Okay, what seems to give me a fully configured, functioning Transformers tokenizer is:

special_tokens = ["<s>", "<pad>", "</s>", "<unk>", "<cls>", "<sep>", "<mask>"]
tk_tokenizer = SentencePieceBPETokenizer()
tk_tokenizer.train_from_iterator(
    text,
    vocab_size=4000,
    min_frequency=2,
    show_progress=True,
    special_tokens=special_tokens
)
tk_tokenizer.save(tokenizer_path)
# convert
tokenizer = transformers.PreTrainedTokenizerFast(tokenizer_object=tk_tokenizer, model_max_length=model_length, special_tokens=special_tokens)
tokenizer.bos_token = "<s>"
tokenizer.bos_token_id = tk_tokenizer.token_to_id("<s>")
tokenizer.pad_token = "<pad>"
tokenizer.pad_token_id = tk_tokenizer.token_to_id("<pad>")
tokenizer.eos_token = "</s>"
tokenizer.eos_token_id = tk_tokenizer.token_to_id("</s>")
tokenizer.unk_token = "<unk>"
tokenizer.unk_token_id = tk_tokenizer.token_to_id("<unk>")
tokenizer.cls_token = "<cls>"
tokenizer.cls_token_id = tk_tokenizer.token_to_id("<cls>")
tokenizer.sep_token = "<sep>"
tokenizer.sep_token_id = tk_tokenizer.token_to_id("<sep>")
tokenizer.mask_token = "<mask>"
tokenizer.mask_token_id = tk_tokenizer.token_to_id("<mask>")
# and save for later!
tokenizer.save_pretrained("./path/to/transformers/version/")

This seems to load properly using AutoTokenizer.from_pretrained() which should make life a lot easier.

3 Likes

Thanks for this code snippet! How did you format the dataset (text) here? One sentence per line? I was also wondering whether I could train it iteratively for multiple chunks of text input?

You’re welcome! I know it always helps to see code.

In my case it was just one line per sentence in a single flat text file.

1 Like

Hi everyone,

I found this thread when I was looking for information how to best use a custom Sentencepiece model with the huggingface models / tokenizers. I found a different solution that works for me:

  1. Train a Sentencepiece model with the Sentencepiece library
  2. Load it one time into the tokenizer that I want
  3. Save that tokenizer with .save_pretrained()

After that it can be loaded with .from_pretrained().

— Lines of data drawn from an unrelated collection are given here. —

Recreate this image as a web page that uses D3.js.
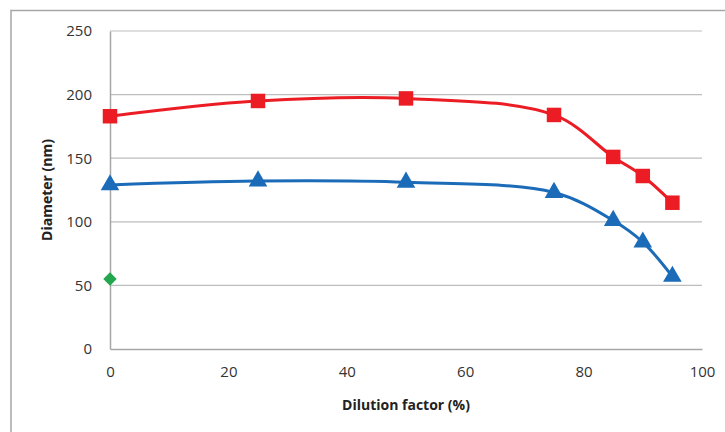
<!DOCTYPE html>
<html><head><meta charset="utf-8">
<script src="https://cdn.jsdelivr.net/npm/d3@7"></script>
<style>body{margin:0;background:#fff}svg{display:block}</style>
</head><body><svg id="c" width="725" height="432"></svg>
<script>
const dilution = [0, 25, 50, 75, 85, 90, 95];
const redSeries = [183, 195, 197, 184, 151, 136, 115];
const blueSeries = [129, 132, 131, 123, 101, 84, 57];
const greenX = [0];
const greenSeries = [55];
const xTicks = [0, 20, 40, 60, 80, 100];
const yTicks = [0, 50, 100, 150, 200, 250];

const svg = d3.select("#c");
const m = {l:110, r:702, t:31, b:349};
const x = d3.scaleLinear().domain([0,100]).range([m.l, m.r]);
const y = d3.scaleLinear().domain([0,250]).range([m.b, m.t]);
const font = "'Open Sans', sans-serif";

// outer frame
svg.append("path").attr("d","M11,432 V10.5 H725").attr("fill","none").attr("stroke","#a6a6a6").attr("stroke-width",1.5);

// gridlines
svg.append("g").selectAll("line").data(yTicks.filter(d=>d>0)).join("line")
  .attr("x1",m.l).attr("x2",m.r).attr("y1",d=>y(d)).attr("y2",d=>y(d))
  .attr("stroke","#bdbdbd").attr("stroke-width",1.2);

// axes
const yAxis = svg.append("g").attr("transform",`translate(${m.l},0)`)
  .call(d3.axisLeft(y).tickValues(yTicks).tickSize(0).tickPadding(18));
const xAxis = svg.append("g").attr("transform",`translate(0,${m.b})`)
  .call(d3.axisBottom(x).tickValues(xTicks).tickSize(0).tickPadding(17));
[yAxis,xAxis].forEach(a=>{
  a.select(".domain").attr("stroke","#a6a6a6").attr("stroke-width",1.5);
  a.selectAll("text").attr("font-family",font).attr("font-size",15).attr("fill","#333");
});

// titles
svg.append("text").attr("x",(m.l+m.r)/2).attr("y",410).attr("text-anchor","middle")
  .attr("font-family",font).attr("font-size",14).attr("font-weight","bold").attr("fill","#222")
  .text("Dilution factor (%)");
svg.append("text").attr("transform",`translate(52,${(m.t+m.b)/2}) rotate(-90)`).attr("text-anchor","middle")
  .attr("font-family",font).attr("font-size",14).attr("font-weight","bold").attr("fill","#222")
  .text("Diameter (nm)");

const line = d3.line().x(d=>x(d[0])).y(d=>y(d[1])).curve(d3.curveCatmullRom.alpha(0.5));
const red = "#ec1c24", blue = "#1b6bb8", green = "#23a64d";
const redPts = dilution.map((d,i)=>[d,redSeries[i]]);
const bluePts = dilution.map((d,i)=>[d,blueSeries[i]]);

svg.append("path").datum(redPts).attr("d",line).attr("fill","none").attr("stroke",red).attr("stroke-width",3);
svg.append("path").datum(bluePts).attr("d",line).attr("fill","none").attr("stroke",blue).attr("stroke-width",3);

svg.append("g").selectAll("path").data(redPts).join("path")
  .attr("transform",d=>`translate(${x(d[0])},${y(d[1])})`)
  .attr("d",d3.symbol(d3.symbolSquare,210)).attr("fill",red);
svg.append("g").selectAll("path").data(bluePts).join("path")
  .attr("transform",d=>`translate(${x(d[0])},${y(d[1])})`)
  .attr("d",d3.symbol(d3.symbolTriangle,150)).attr("fill",blue);
svg.append("g").selectAll("path").data(greenX.map((d,i)=>[d,greenSeries[i]])).join("path")
  .attr("transform",d=>`translate(${x(d[0])},${y(d[1])}) rotate(45)`)
  .attr("d",d3.symbol(d3.symbolSquare,90)).attr("fill",green);
</script></body></html>
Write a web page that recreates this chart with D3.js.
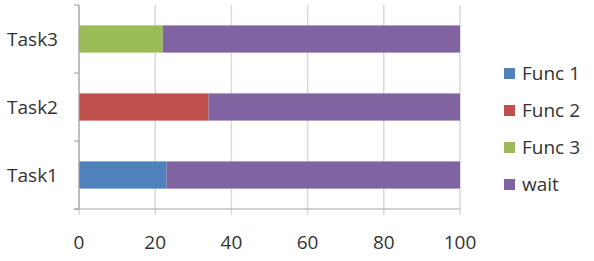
<!DOCTYPE html>
<html><head><meta charset="utf-8">
<script src="https://cdn.jsdelivr.net/npm/d3@7"></script>
<style>body{margin:0;background:#fff}svg{display:block}</style>
</head><body>
<script>
const categories = ["Task1", "Task2", "Task3"];
const seriesNames = ["Func 1", "Func 2", "Func 3", "wait"];
const func1 = [23, 0, 0];
const func2 = [0, 34, 0];
const func3 = [0, 0, 22];
const wait = [77, 66, 78];
const xTicks = [0, 20, 40, 60, 80, 100];
const colors = ["#4F81BD", "#C0504D", "#9BBB59", "#8064A2"];

const W = 594, H = 261;
const m = {left: 79, right: 134, top: 5, bottom: 52};
const svg = d3.select("body").append("svg").attr("width", W).attr("height", H);
const x = d3.scaleLinear().domain([0, 100]).range([m.left, 460]);
const y = d3.scaleBand().domain(categories.slice().reverse()).range([m.top, H - m.bottom]).paddingInner(0.6).paddingOuter(0.3);
const font = "'Open Sans', 'Noto Sans', sans-serif";
const fs = 19;

// gridlines
svg.append("g").selectAll("line").data(xTicks).join("line")
  .attr("x1", d => x(d)).attr("x2", d => x(d))
  .attr("y1", m.top).attr("y2", H - m.bottom + 6)
  .attr("stroke", "#d9d9d9").attr("stroke-width", 1.5);

const rows = categories.map((c, i) => ({cat: c, vals: [func1[i], func2[i], func3[i], wait[i]]}));
const stack = d3.stack().keys([0,1,2,3]).value((d, k) => d.vals[k]);
const stacked = stack(rows);
svg.append("g").selectAll("g").data(stacked).join("g")
  .attr("fill", (d, i) => colors[i])
  .selectAll("rect").data(d => d).join("rect")
  .attr("x", d => x(d[0])).attr("width", d => x(d[1]) - x(d[0]))
  .attr("y", d => y(d.data.cat)).attr("height", y.bandwidth());

// left axis
const ax = svg.append("g").attr("stroke", "#a6a6a6").attr("stroke-width", 1.2);
ax.append("line").attr("x1", m.left).attr("x2", m.left).attr("y1", m.top).attr("y2", H - m.bottom);
const bounds = [m.top, m.top + (H - m.top - m.bottom) / 3, m.top + 2 * (H - m.top - m.bottom) / 3, H - m.bottom];
ax.selectAll(".yt").data(bounds).join("line").attr("class", "yt")
  .attr("x1", m.left - 5).attr("x2", m.left).attr("y1", d => d).attr("y2", d => d);
ax.append("line").attr("x1", m.left - 5).attr("x2", 460).attr("y1", H - m.bottom).attr("y2", H - m.bottom);

svg.append("g").selectAll("text").data(categories).join("text")
  .attr("x", 58).attr("y", d => y(d) + y.bandwidth() / 2)
  .attr("text-anchor", "end").attr("dominant-baseline", "central")
  .attr("font-family", font).attr("font-size", fs).attr("fill", "#333")
  .text(d => d);

svg.append("g").selectAll("text").data(xTicks).join("text")
  .attr("x", d => x(d)).attr("y", 242)
  .attr("text-anchor", "middle").attr("dominant-baseline", "central")
  .attr("font-family", font).attr("font-size", fs).attr("fill", "#333")
  .text(d => d);

// legend
const lg = svg.append("g").selectAll("g").data(seriesNames).join("g")
  .attr("transform", (d, i) => `translate(504, ${73 + i * 37})`);
lg.append("rect").attr("x", 0).attr("y", -5).attr("width", 11).attr("height", 11).attr("fill", (d, i) => colors[i]);
lg.append("text").attr("x", 18).attr("y", 0).attr("dominant-baseline", "central")
  .attr("font-family", font).attr("font-size", fs).attr("fill", "#333").text(d => d);
</script>
</body></html>
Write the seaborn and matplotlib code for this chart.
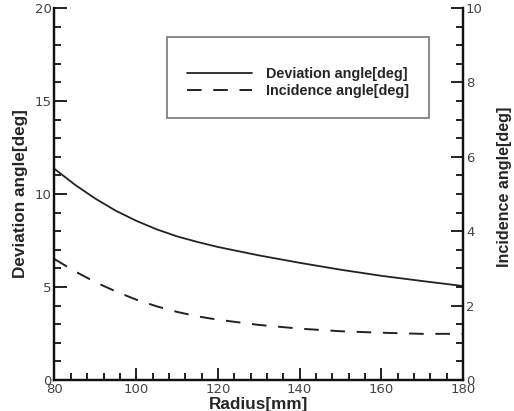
import numpy as np
import pandas as pd
import seaborn as sns
import matplotlib.pyplot as plt
from matplotlib.ticker import MultipleLocator
from matplotlib.lines import Line2D

# %%-----------------------------------------------------------------------
# data

radius = [80, 85, 90, 95, 100, 105, 110, 115, 120, 130, 140, 150, 160, 170, 180]
deviation = [11.35, 10.5, 9.75, 9.1, 8.56, 8.1, 7.72, 7.42, 7.15, 6.7, 6.3, 5.93, 5.6, 5.32, 5.05]
incidence = [3.25, 2.92, 2.63, 2.38, 2.16, 1.98, 1.83, 1.71, 1.62, 1.48, 1.38, 1.31, 1.27, 1.24, 1.24]

df = pd.DataFrame({'radius': radius, 'deviation': deviation, 'incidence': incidence})

# %%-----------------------------------------------------------------------
# plot

sns.set_style('ticks')
plt.rcParams['font.family'] = ['DejaVu Sans']

fig = plt.figure(figsize=(5.14, 4.11), dpi=100)
ax = fig.add_axes([0.106, 0.0755, 0.795, 0.905])
ax2 = ax.twinx()

line_col = '#222222'
dash = (0, (7.5, 6))
sns.lineplot(data=df, x='radius', y='deviation', ax=ax, color=line_col, lw=1.3)
sns.lineplot(data=df, x='radius', y='incidence', ax=ax2, color=line_col, lw=1.4,
             linestyle=dash)

ax.set_xlim(80, 180)
ax.set_ylim(0, 20)
ax2.set_ylim(0, 10)

ax.xaxis.set_major_locator(MultipleLocator(20))
ax.xaxis.set_minor_locator(MultipleLocator(4))
ax.yaxis.set_major_locator(MultipleLocator(5))
ax.yaxis.set_minor_locator(MultipleLocator(1))
ax2.yaxis.set_major_locator(MultipleLocator(2))
ax2.yaxis.set_minor_locator(MultipleLocator(0.5))

for a in (ax, ax2):
    a.spines['top'].set_visible(False)
    for s in a.spines.values():
        s.set_linewidth(1.6)
        s.set_color('#111111')
    a.tick_params(which='both', direction='in', color='#111111', width=1.3,
                  labelsize=9.5, labelcolor='#444444', pad=2)
    a.tick_params(which='major', length=9)
    a.tick_params(which='minor', length=5)
ax.tick_params(axis='y', right=False)
ax2.tick_params(axis='y', left=False, labelleft=False)

lab_font = dict(family='Liberation Sans', weight='bold', size=12.3)
ax.set_xlabel('Radius[mm]', fontdict=lab_font, labelpad=1)
ax.set_ylabel('Deviation angle[deg]', fontdict=lab_font, labelpad=5)
ax2.set_ylabel('Incidence angle[deg]', fontdict=dict(lab_font, size=11.6),
               labelpad=10, rotation=90)
ax2.yaxis.label.set_y(0.52)

handles = [Line2D([], [], color=line_col, lw=1.3),
           Line2D([], [], color=line_col, lw=1.4, linestyle=dash)]
leg = ax.legend(handles, ['Deviation angle[deg]', 'Incidence angle[deg]'],
                loc='upper left', bbox_to_anchor=(0.275, 0.922),
                prop=dict(family='Liberation Sans', weight='bold', size=10.4),
                title=' ', title_fontproperties=dict(size=5),
                frameon=True, fancybox=False, handlelength=4.5, handletextpad=1.0,
                borderpad=1.38, labelspacing=0.25, borderaxespad=0)
leg.get_frame().set_edgecolor('#555555')
leg.get_frame().set_linewidth(1.2)

plt.savefig('out.png', dpi=100)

Here are the steps with a little more detail.

First, training the Sentencepiece model:

import sentencepiece as spm

spm.SentencePieceTrainer.Train(
    input=<FILE_NAME>,
    model_prefix='spModel',
    vocab_size=1000,
    pad_id=0,                
    unk_id=1,
    bos_id=2,
    eos_id=3,
    pad_piece='[PAD]',
    unk_piece='[UNK]',
    bos_piece='[CLS]',
    eos_piece='[SEP]',
    user_defined_symbols='[MASK]',
    model_type='unigram'
)

Now load it into a tokenizer, here a DebertaV2Tokenizer (why this needs to be the vocab file, I am not sure, but it works; I also specify the maximum length here):

from transformers import DebertaV2Tokenizer

tokenizer_deberta = DebertaV2Tokenizer(
    vocab_file  = "spModel.model",
    max_len = 512,
)

Now save as a pretrained tokenizer:

tokenizer_deberta.save_pretrained( PATH )

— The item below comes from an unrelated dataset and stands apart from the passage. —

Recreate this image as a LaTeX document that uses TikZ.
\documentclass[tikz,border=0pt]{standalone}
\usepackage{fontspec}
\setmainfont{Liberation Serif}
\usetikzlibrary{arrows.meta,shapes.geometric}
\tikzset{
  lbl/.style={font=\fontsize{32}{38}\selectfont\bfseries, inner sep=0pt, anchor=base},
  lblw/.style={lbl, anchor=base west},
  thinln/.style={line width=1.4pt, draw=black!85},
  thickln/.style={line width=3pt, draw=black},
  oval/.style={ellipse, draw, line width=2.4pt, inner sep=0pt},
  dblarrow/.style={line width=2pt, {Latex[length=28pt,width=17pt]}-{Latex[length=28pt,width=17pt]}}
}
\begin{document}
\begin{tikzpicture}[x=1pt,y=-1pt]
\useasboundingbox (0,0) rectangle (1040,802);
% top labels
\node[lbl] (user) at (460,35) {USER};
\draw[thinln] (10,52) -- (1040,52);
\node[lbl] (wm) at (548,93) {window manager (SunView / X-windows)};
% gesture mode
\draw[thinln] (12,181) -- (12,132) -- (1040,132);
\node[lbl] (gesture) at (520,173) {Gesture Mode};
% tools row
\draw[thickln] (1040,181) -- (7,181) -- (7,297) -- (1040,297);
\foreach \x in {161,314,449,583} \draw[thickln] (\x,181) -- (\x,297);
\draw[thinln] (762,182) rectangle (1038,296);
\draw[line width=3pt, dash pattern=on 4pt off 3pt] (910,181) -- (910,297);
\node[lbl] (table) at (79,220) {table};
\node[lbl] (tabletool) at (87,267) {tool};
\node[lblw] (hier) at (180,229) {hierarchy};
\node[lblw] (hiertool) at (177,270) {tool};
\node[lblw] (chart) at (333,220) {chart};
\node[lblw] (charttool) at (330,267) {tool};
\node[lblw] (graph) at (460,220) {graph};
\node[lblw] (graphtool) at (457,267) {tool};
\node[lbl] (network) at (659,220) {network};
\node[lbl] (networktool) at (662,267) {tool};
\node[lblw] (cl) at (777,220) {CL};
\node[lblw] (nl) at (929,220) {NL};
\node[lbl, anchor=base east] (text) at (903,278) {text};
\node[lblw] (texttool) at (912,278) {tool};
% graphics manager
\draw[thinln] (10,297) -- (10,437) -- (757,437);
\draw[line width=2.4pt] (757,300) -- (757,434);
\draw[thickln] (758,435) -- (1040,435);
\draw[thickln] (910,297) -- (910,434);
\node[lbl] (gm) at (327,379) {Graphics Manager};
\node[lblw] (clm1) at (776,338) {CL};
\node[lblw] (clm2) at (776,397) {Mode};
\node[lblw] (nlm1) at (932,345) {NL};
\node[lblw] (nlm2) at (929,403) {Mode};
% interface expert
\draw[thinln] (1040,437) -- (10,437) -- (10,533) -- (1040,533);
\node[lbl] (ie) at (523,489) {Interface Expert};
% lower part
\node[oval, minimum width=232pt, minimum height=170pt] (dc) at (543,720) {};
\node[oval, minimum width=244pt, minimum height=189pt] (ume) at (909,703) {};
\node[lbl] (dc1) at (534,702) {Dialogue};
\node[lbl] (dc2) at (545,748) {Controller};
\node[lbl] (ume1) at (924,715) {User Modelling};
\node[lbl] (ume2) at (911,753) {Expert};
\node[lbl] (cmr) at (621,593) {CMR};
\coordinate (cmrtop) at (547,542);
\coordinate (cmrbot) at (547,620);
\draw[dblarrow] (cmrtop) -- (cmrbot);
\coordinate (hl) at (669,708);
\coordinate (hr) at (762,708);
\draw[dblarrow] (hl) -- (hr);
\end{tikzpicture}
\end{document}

And from that point on you can load it as any pretrained tokenizer:

tokenizer_loaded = DebertaV2Tokenizer.from_pretrained(
    PATH
)

When I print that guy, it looks to me like all special tokens and the sequence length are correct:

DebertaV2Tokenizer(name_or_path=PATH, vocab_size=1000, model_max_length=512, is_fast=False, padding_side=‘right’, truncation_side=‘right’, special_tokens={‘bos_token’: ‘[CLS]’, ‘eos_token’: ‘[SEP]’, ‘unk_token’: ‘[UNK]’, ‘sep_token’: ‘[SEP]’, ‘pad_token’: ‘[PAD]’, ‘cls_token’: ‘[CLS]’, ‘mask_token’: ‘[MASK]’})

Maybe this still helps. I think the nice thing about this approach is that you can get a custom unigram tokenizer.

1 Like

How did you format the dataset (text ) here?

I couldn’t figure out how to pass an iterator to this function. Do you know how to do that? Otherwise one always has to create a file first.